Freeman defends his contributions to anti-rail council members. "What I didn't do is have a meeting with someone and say, 'Here's a check and here's what I want,'" he says. "I've lived here all my life, and I know the city council by first name."
But Ranganathan shoots back, "He's been on record saying repeatedly that a train going through downtown Bellevue would be disruptive. But we see trains in multiple cities that run alongside cars, and they work just fine."
The Vision Line is also gaining opponents among elected officials. "My preference would be to get a lot closer to the transit center," said Claudia Balducci, a recent Sound Transit board appointee and member of the Bellevue City Council. "The reason you would do something like that is if you could absolutely not mitigate a line to the transit center." However, she points out, every alternative listed by Sound Transit is closer to downtown than the Vision Line.
"In any alignment for East Link light rail, the public will want to know how it connects jobs with housing, how many people will ride it, how construction will impact the environment, and what it will cost," says King County executive and Sound Transit board member Dow Constantine. "The Vision Line should be studied," he says. "But I have concerns about how it would meet these criteria."
Freeman, while careful to point out he's not opposed to mass transit, per se, insists mass transit can't replace car trips (despite a Sound Transit study showing that light rail could reduce vehicle miles traveled by up to 30 percent per year, and that people who live and work near light rail drive up to 40 percent less). Freeman says the best mass transit could ever do is carry 18 percent of all trips.
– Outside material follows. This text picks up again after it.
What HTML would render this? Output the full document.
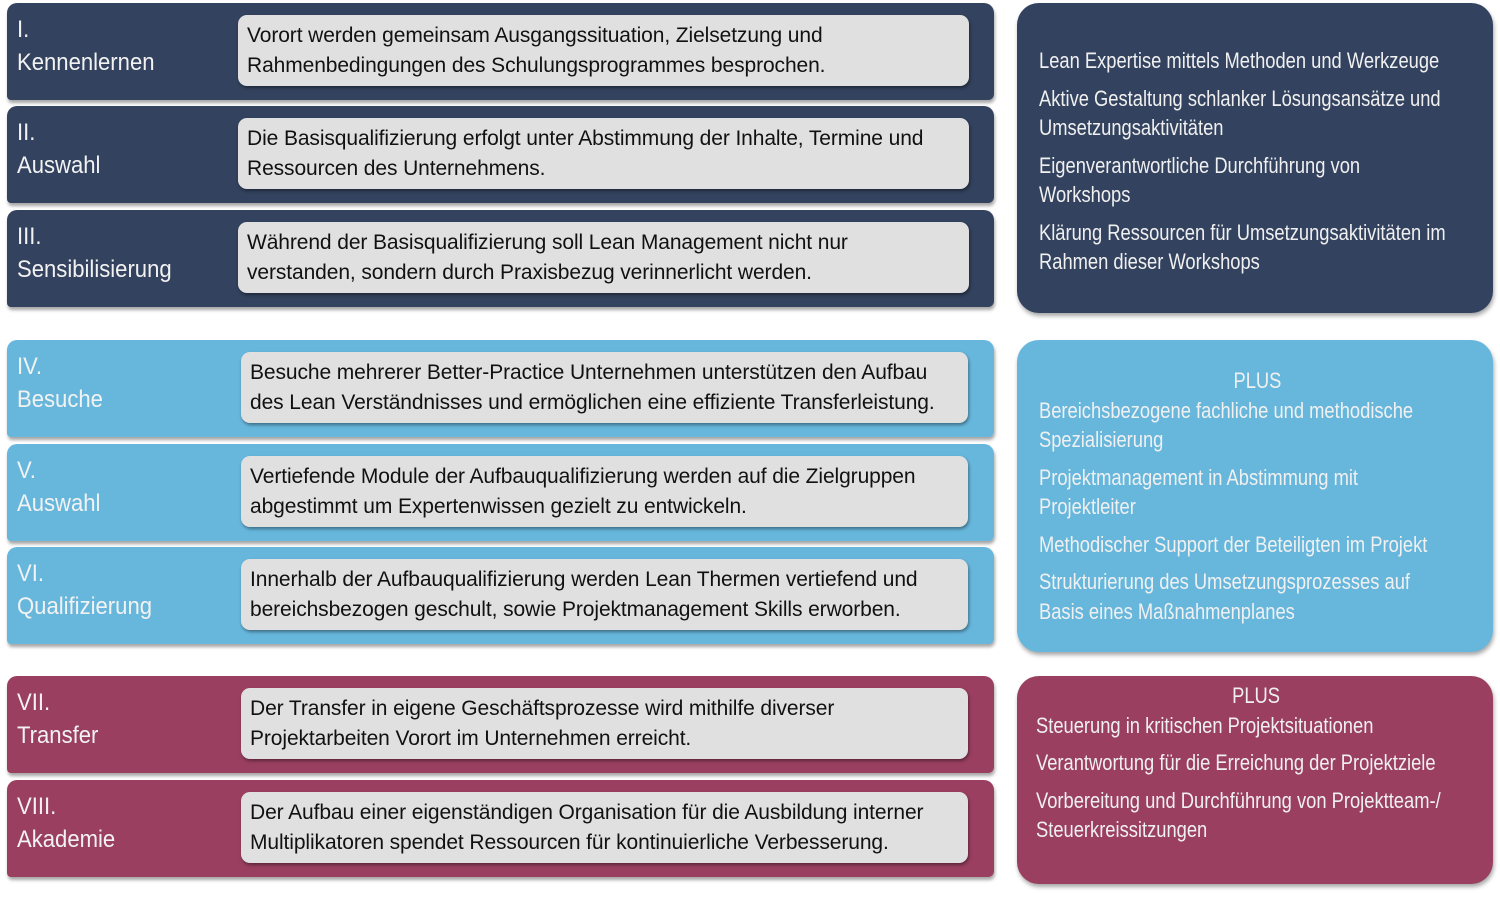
<!DOCTYPE html>
<html><head><meta charset="utf-8"><style>
body{margin:0;width:1500px;height:897px;background:#fff;position:relative;overflow:hidden;font-family:"Liberation Sans",sans-serif}
.bar{position:absolute;left:7px;width:987px;height:97px;border-radius:10px 10px 6px 4px;box-shadow:1px 3px 3px rgba(0,0,0,.35)}
.lab{position:absolute;left:10px;top:10px;color:#f2f2f2;font-size:24px;line-height:33px;white-space:nowrap;transform:scaleX(0.92);transform-origin:0 0}
.box{position:absolute;top:12px;height:71px;width:731px;background:#e0e0e0;border-radius:9px;box-shadow:1px 2px 3px rgba(0,0,0,.4);color:#111;font-size:21px;line-height:29.5px;padding:6px 0 0 9px;box-sizing:border-box;letter-spacing:-0.1px;white-space:nowrap}
.n{background:#33425e}.b{background:#67b7dd}.m{background:#9a3f60}
.pan{position:absolute;left:1017px;width:476px;border-radius:22px;box-shadow:1px 3px 4px rgba(0,0,0,.35);color:#f0f0f0;box-sizing:border-box}
.in{font-size:22.5px;line-height:29.5px;white-space:nowrap;transform:scaleX(0.815);transform-origin:0 0;width:560px}
.in p{margin:0 0 8px 0}
.in .h{text-align:center;margin:0;width:536px}
</style></head><body>
<div class="bar n" style="top:3px"><div class="lab">I.<br>Kennenlernen</div><div class="box" style="left:231px">Vorort werden gemeinsam Ausgangssituation, Zielsetzung und<br>Rahmenbedingungen des Schulungsprogrammes besprochen.</div></div>
<div class="bar n" style="top:106px"><div class="lab">II.<br>Auswahl</div><div class="box" style="left:231px">Die Basisqualifizierung erfolgt unter Abstimmung der Inhalte, Termine und<br>Ressourcen des Unternehmens.</div></div>
<div class="bar n" style="top:210px"><div class="lab">III.<br>Sensibilisierung</div><div class="box" style="left:231px">Während der Basisqualifizierung soll Lean Management nicht nur<br>verstanden, sondern durch Praxisbezug verinnerlicht werden.</div></div>

<div class="bar b" style="top:340px"><div class="lab">IV.<br>Besuche</div><div class="box" style="left:234px;width:727px">Besuche mehrerer Better-Practice Unternehmen unterstützen den Aufbau<br>des Lean Verständnisses und ermöglichen eine effiziente Transferleistung.</div></div>
<div class="bar b" style="top:444px"><div class="lab">V.<br>Auswahl</div><div class="box" style="left:234px;width:727px">Vertiefende Module der Aufbauqualifizierung werden auf die Zielgruppen<br>abgestimmt um Expertenwissen gezielt zu entwickeln.</div></div>
<div class="bar b" style="top:547px"><div class="lab">VI.<br>Qualifizierung</div><div class="box" style="left:234px;width:727px">Innerhalb der Aufbauqualifizierung werden Lean Thermen vertiefend und<br>bereichsbezogen geschult, sowie Projektmanagement Skills erworben.</div></div>

<div class="bar m" style="top:676px"><div class="lab">VII.<br>Transfer</div><div class="box" style="left:234px;width:727px">Der Transfer in eigene Geschäftsprozesse wird mithilfe diverser<br>Projektarbeiten Vorort im Unternehmen erreicht.</div></div>
<div class="bar m" style="top:780px"><div class="lab">VIII.<br>Akademie</div><div class="box" style="left:234px;width:727px">Der Aufbau einer eigenständigen Organisation für die Ausbildung interner<br>Multiplikatoren spendet Ressourcen für kontinuierliche Verbesserung.</div></div>

<div class="pan n" style="top:3px;height:310px;padding:43px 0 0 22px"><div class="in">
<p>Lean Expertise mittels Methoden und Werkzeuge</p>
<p>Aktive Gestaltung schlanker Lösungsansätze und<br>Umsetzungsaktivitäten</p>
<p>Eigenverantwortliche Durchführung von<br>Workshops</p>
<p>Klärung Ressourcen für Umsetzungsaktivitäten im<br>Rahmen dieser Workshops</p>
</div></div>
<div class="pan b" style="top:340px;height:312px;padding:26px 0 0 22px"><div class="in">
<p class="h">PLUS</p>
<p>Bereichsbezogene fachliche und methodische<br>Spezialisierung</p>
<p>Projektmanagement in Abstimmung mit<br>Projektleiter</p>
<p>Methodischer Support der Beteiligten im Projekt</p>
<p>Strukturierung des Umsetzungsprozesses auf<br>Basis eines Maßnahmenplanes</p>
</div></div>
<div class="pan m" style="top:676px;height:208px;padding:5px 0 0 19px"><div class="in">
<p class="h" style="width:540px">PLUS</p>
<p>Steuerung in kritischen Projektsituationen</p>
<p>Verantwortung für die Erreichung der Projektziele</p>
<p>Vorbereitung und Durchführung von Projektteam-/<br>Steuerkreissitzungen</p>
</div></div>
</body></html>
"Kemper likes to use that figure a lot," explained Ranganathan, who says Freeman is basing the figure on a 24-hour period, and not on when light rail is most needed: during peak hours.
Sound Transit has proposed several routes as alternatives to the Vision Line. Among them: a line that circles the transit center and a tunnel that would go under the traffic mess of downtown Bellevue. But the tunnel is far outside of Sound Transit's budget, and Bellevue can't afford the tunnel on its own. With the tunnel off the table, a couple of other routes that serve the transit center without looping have gained some attention—and both would better serve the center of downtown.
Sound Transit is currently looking into the cost, environmental impact, and ridership for the Vision Line. If the ridership projections are too low, for instance, Sound Transit can take the route off the table. Wallace said the results of a Vision Line study will be ready by the next Sound Transit Board meeting on January 28.